かつては特急の停車駅でしたたが、1997年(平成9年)に地下鉄東西線が開通した影響もあってか利用者数が落ち込み、2001年(平成13年)3月24日のダイヤ改正以降は特急の通過駅ではなくなり、大阪方面へ向かうには桂駅で特急に乗り換えるのが必須となりましたが、平日のラッシュ時間帯などに運行される通勤特急などの特急以外の優等列車がいずれも停車するため、大きな影響はないようです。
相対式2面2線のホームを有する地下駅で、改札口は3か所に設けられており、この中で中心となるのは四条大宮交差点の北東側に駅舎が建てられている東改札であり、現在の駅舎である大宮阪急ビルは1968年(昭和43年)に竣工されたものです。

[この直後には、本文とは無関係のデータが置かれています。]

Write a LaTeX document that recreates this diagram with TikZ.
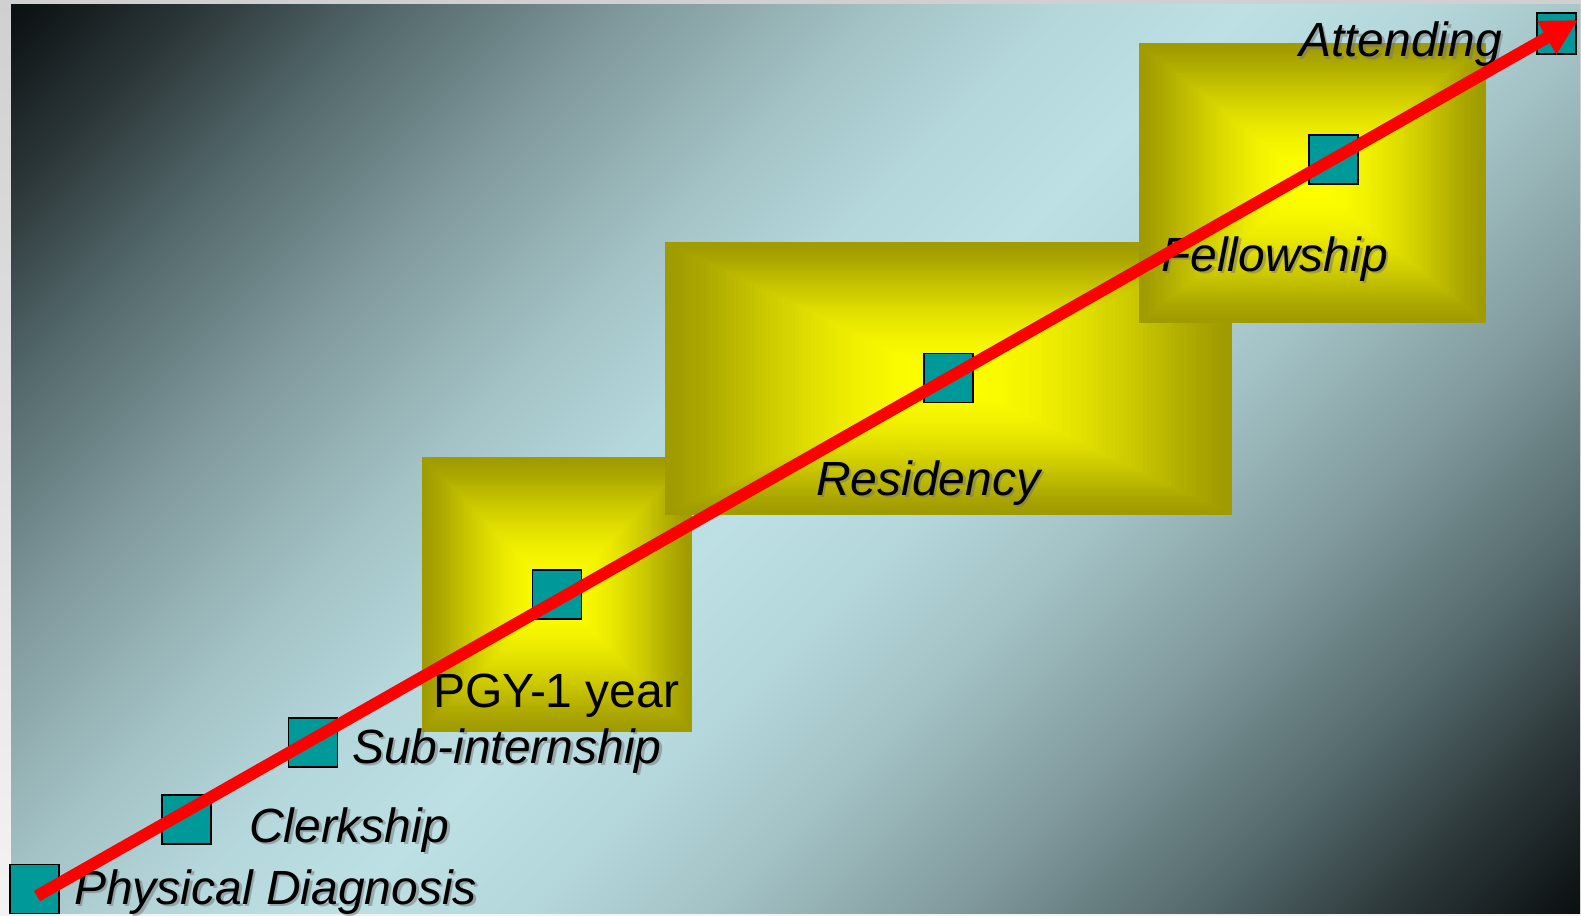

開業当初は京都本線の終着駅であり、また嵐電で東映や松竹の撮影所がある太秦へのアクセスが便利ということもあり、昭和30年代の映画産業全盛期には大変な賑わいだったといい、1990年代までは駅前には映画館などもあったといいます。
現在は落ち着いた雰囲気にはなりましたが、駅の付近は「飲み屋横丁」が残るなど往時の繁華街の雰囲気をとどめています。
また大宮駅~西院駅間については、日本国内では宮城電気鉄道仙台駅、東京地下鉄道(現在の東京メトロ銀座線)に次ぐ、近畿初の地下線であり、更には架空集電方式による地下鉄道は本邦初であることから、地下線やホームの構造物は土木学会の「選奨土木遺産」のランクAに指定されている歴史的建造物となっています。